Mercado 20 de Noviembre
There are a ton of markets in Oaxaca but this area has two giant indoor affairs. One specializing in food and one a little further down the road a little more geared to clothing and souvenirs. The thing to try here is a Tlayuda. Whats a Tlayuda I hear you mumble. Well the best way to describe it is it’s a Mexican Pizza. A similar base is used as a tostada which is baked crispy and then topped with a bean spread, lettuce, tomato, Oaxacan cheese ( a cross between feta and goats cheese sort of), avocados and a topping of your choice mushroom usually for veggies although the traditional topping would be chorizo or spicy pork. Its giant, impossible to eat with any kind of sophistication and best enjoyed in my opinion with a nice cold beer!

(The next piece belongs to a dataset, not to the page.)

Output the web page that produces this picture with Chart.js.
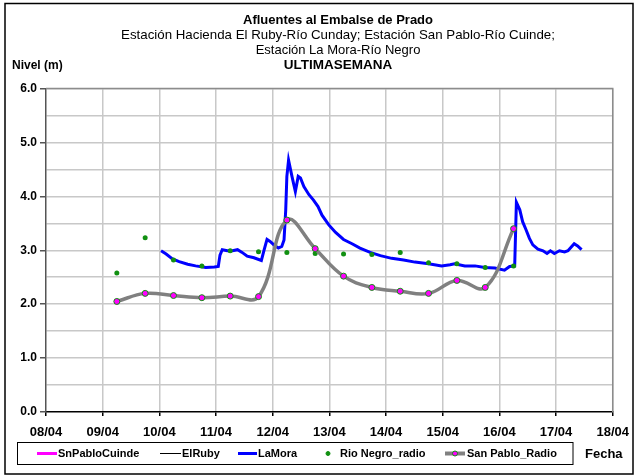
<!DOCTYPE html>
<html>
<head>
<meta charset="utf-8">
<script src="https://cdn.jsdelivr.net/npm/chart.js@4/dist/chart.umd.min.js"></script>
<style>
  html, body { margin: 0; padding: 0; background: #fff; }
  #wrap { width: 638px; height: 476px; }
</style>
</head>
<body>
<div id="wrap"><canvas id="chart" width="638" height="476"></canvas></div>
<script>
// dias del eje x (0 = 08/04)
const dayLabels = ["08/04", "09/04", "10/04", "11/04", "12/04", "13/04",
                   "14/04", "15/04", "16/04", "17/04", "18/04"];

// lecturas por radio, 6am y 6pm
const radioTimes = [1.25, 1.75, 2.25, 2.75, 3.25, 3.75, 4.25, 4.75,
                    5.25, 5.75, 6.25, 6.75, 7.25, 7.75, 8.25];
const sanPabloRadio = [2.05, 2.20, 2.16, 2.12, 2.15, 2.14, 3.56, 3.03,
                       2.52, 2.31, 2.24, 2.20, 2.44, 2.31, 3.40];
const rioNegroRadio = [2.58, 3.23, 2.82, 2.71, 2.99, 2.97, 2.96, 2.94,
                       2.93, 2.92, 2.96, 2.77, 2.75, 2.68, 2.71];

// estacion La Mora
const laMoraTimes = [2.03, 2.12, 2.23, 2.35, 2.50, 2.64, 2.82, 2.97, 3.04, 3.07,
                     3.11, 3.20, 3.29, 3.38, 3.46, 3.55, 3.67, 3.80, 3.85, 3.90,
                     3.96, 4.02, 4.10, 4.16, 4.20, 4.23, 4.25, 4.28, 4.34, 4.40,
                     4.45, 4.49, 4.55, 4.64, 4.72, 4.80, 4.87, 4.99, 5.11, 5.25,
                     5.40, 5.54, 5.72, 5.90, 6.10, 6.31, 6.51, 6.75, 6.98, 7.13,
                     7.21, 7.39, 7.57, 7.74, 7.92, 8.09, 8.18, 8.27, 8.30, 8.36,
                     8.41, 8.47, 8.53, 8.59, 8.68, 8.77, 8.84, 8.90, 8.97, 9.06,
                     9.15, 9.21, 9.32, 9.38, 9.45];
const laMoraLevel = [2.99, 2.93, 2.84, 2.79, 2.74, 2.71, 2.68, 2.69, 2.70, 2.91,
                     3.01, 2.99, 2.99, 3.01, 2.96, 2.89, 2.86, 2.81, 3.01, 3.20,
                     3.16, 3.10, 3.04, 3.07, 3.19, 3.75, 4.37, 4.67, 4.37, 4.09,
                     4.37, 4.34, 4.18, 4.03, 3.93, 3.81, 3.65, 3.47, 3.33, 3.20,
                     3.12, 3.04, 2.96, 2.90, 2.85, 2.82, 2.78, 2.75, 2.71, 2.73,
                     2.75, 2.71, 2.71, 2.68, 2.67, 2.63, 2.70, 2.71, 3.89, 3.75,
                     3.53, 3.38, 3.22, 3.10, 3.02, 2.99, 2.94, 2.99, 2.94, 2.99,
                     2.97, 2.99, 3.12, 3.08, 3.01];

const titleLines = [
  { text: "Afluentes al Embalse de Prado", bold: true },
  { text: "Estación Hacienda El Ruby-Río Cunday; Estación San Pablo-Río Cuinde;", bold: false },
  { text: "Estación La Mora-Río Negro", bold: false },
  { text: "ULTIMASEMANA", bold: true }
];

const FONT = '"Liberation Sans", Arial, sans-serif';

function pairs(xs, ys) {
  return xs.map((x, i) => ({ x: x, y: ys[i] }));
}

// titulo, marco, legenda y rotulos de ejes
const decorations = {
  id: "decorations",
  afterDraw(chart) {
    const c = chart.ctx;
    c.save();

    // marco exterior
    c.strokeStyle = "#000";
    c.lineWidth = 1.5;
    c.strokeRect(5, 3.5, 628, 470.5);

    // titulo
    c.fillStyle = "#000";
    c.textAlign = "center";
    c.textBaseline = "middle";
    const ys = [20, 35, 50, 65];
    const sizes = [13, 13.3, 13, 13.5];
    titleLines.forEach((l, i) => {
      c.font = (l.bold ? "bold " : "") + sizes[i] + "px " + FONT;
      c.fillText(l.text, 338, ys[i]);
    });

    c.font = "bold 12px " + FONT;
    c.textAlign = "left";
    c.fillText("Nivel (m)", 12, 66);
    c.font = "bold 13px " + FONT;
    c.fillText("Fecha", 585, 454);

    // caja de leyenda
    c.strokeStyle = "#000";
    c.lineWidth = 1;
    c.strokeRect(17.5, 442.5, 555.5, 22);

    const ly = 453.5;
    const slots = [
      { x1: 37, x2: 57, tx: 58 },
      { x1: 160, x2: 181, tx: 182 },
      { x1: 238, x2: 257, tx: 258 },
      { x1: 328, x2: 328, tx: 340 },
      { x1: 445, x2: 465, tx: 467 }
    ];
    c.font = "bold 11px " + FONT;
    chart.data.datasets.forEach((ds, i) => {
      const s = slots[i];
      if (ds.showLine !== false) {
        c.strokeStyle = ds.borderColor;
        c.lineWidth = ds.legendWidth;
        c.beginPath();
        c.moveTo(s.x1, ly);
        c.lineTo(s.x2, ly);
        c.stroke();
      }
      if (ds.pointRadius > 0) {
        c.beginPath();
        c.arc((s.x1 + s.x2) / 2, ly, ds.pointRadius - 0.5, 0, Math.PI * 2);
        c.fillStyle = ds.pointBackgroundColor;
        c.fill();
        c.lineWidth = 1;
        c.strokeStyle = ds.pointBorderColor;
        c.stroke();
      }
      c.fillStyle = "#000";
      c.textAlign = "left";
      c.fillText(ds.label, s.tx, ly + 0.5);
    });

    // borde superior y derecho del area
    const a = chart.chartArea;
    c.strokeStyle = "#8c8c8c";
    c.lineWidth = 1.5;
    c.beginPath();
    c.moveTo(a.left, a.top);
    c.lineTo(a.right, a.top);
    c.lineTo(a.right, a.bottom);
    c.stroke();
    c.restore();
  }
};

new Chart(document.getElementById("chart").getContext("2d"), {
  type: "line",
  data: {
    datasets: [
      {
        label: "SnPabloCuinde",
        data: [],
        borderColor: "#ff00ff",
        legendWidth: 3,
        borderWidth: 3,
        pointRadius: 0,
        order: 5
      },
      {
        label: "ElRuby",
        data: [],
        borderColor: "#000000",
        legendWidth: 1,
        borderWidth: 1,
        pointRadius: 0,
        order: 4
      },
      {
        label: "LaMora",
        data: pairs(laMoraTimes, laMoraLevel),
        borderColor: "#0000ff",
        legendWidth: 3,
        borderWidth: 3,
        pointRadius: 0,
        tension: 0,
        order: 3
      },
      {
        label: "Rio Negro_radio",
        data: pairs(radioTimes, rioNegroRadio),
        showLine: false,
        borderColor: "#119011",
        pointBackgroundColor: "#119011",
        pointBorderColor: "#119011",
        pointRadius: 2.5,
        pointBorderWidth: 0,
        order: 2
      },
      {
        label: "San Pablo_Radio",
        data: pairs(radioTimes, sanPabloRadio),
        borderColor: "#808080",
        legendWidth: 4,
        borderWidth: 3.5,
        tension: 0.4,
        pointRadius: 3,
        pointBackgroundColor: "#ff00ff",
        pointBorderColor: "#119011",
        pointBorderWidth: 1,
        order: 1
      }
    ]
  },
  options: {
    responsive: false,
    animation: false,
    events: [],
    layout: { padding: { top: 88.5, right: 23, bottom: 0, left: 0 } },
    plugins: {
      legend: { display: false },
      title: { display: false },
      tooltip: { enabled: false }
    },
    scales: {
      x: {
        type: "linear",
        min: 0,
        max: 10,
        afterFit: (s) => { s.height = 64; },
        ticks: {
          stepSize: 1,
          color: "#000",
          padding: 9,
          font: { family: FONT, size: 13, weight: "bold" },
          callback: (v) => dayLabels[v]
        },
        grid: {
          color: (ctx) => ctx.index === 0 ? "transparent" : "#c8c8c8",
          lineWidth: 1.5,
          tickLength: 4,
          tickColor: "#000"
        },
        border: { color: "#000", width: 1.5 }
      },
      y: {
        min: 0,
        max: 6,
        afterFit: (s) => { s.width = 46; },
        ticks: {
          stepSize: 0.5,
          color: "#000",
          padding: 3,
          font: { family: FONT, size: 12, weight: "bold" },
          callback: (v) => (v % 1 === 0 ? v.toFixed(1) : "")
        },
        grid: {
          color: (ctx) => ctx.index === 0 ? "transparent" : "#c8c8c8",
          lineWidth: 1.5,
          tickLength: 6,
          tickColor: (ctx) => (ctx.tick && ctx.tick.value % 1 === 0 ? "#555" : "transparent")
        },
        border: { color: "#555", width: 1.5 }
      }
    }
  },
  plugins: [decorations]
});
</script>
</body>
</html>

We visited in March 2015 and the protesters were still enforce around the Zocalo so it had a very special feel when we visited. This is the centre of city life though and you can spend hours just sitting or in Oscars case running around and soaking up the atmosphere. At night vendors sell balloons and flashing bouncing balls and street performers show off there best. Daytime marimba players line the cafes an the omnipresent market is crammed full of souvenir stalls and yummy foods. We treated yourselves here and went to higher ground at one of the fancy cafe’s that inhabit just about every colonial building facing the square. Im sure one is more famous than the other but my wine (or two) was great and they had breadsticks and highchair. A recipe for a complete hour of not attending to my child!
Oaxaca is a hive of cultural activity and a gastronomic treat I didn’t even tell you about the 7 different types of mole or the hot chocolate. 5 days just didn’t seem enough. I felt like I was literally skirting the edges. We will have to return. Famous words on this site I feel.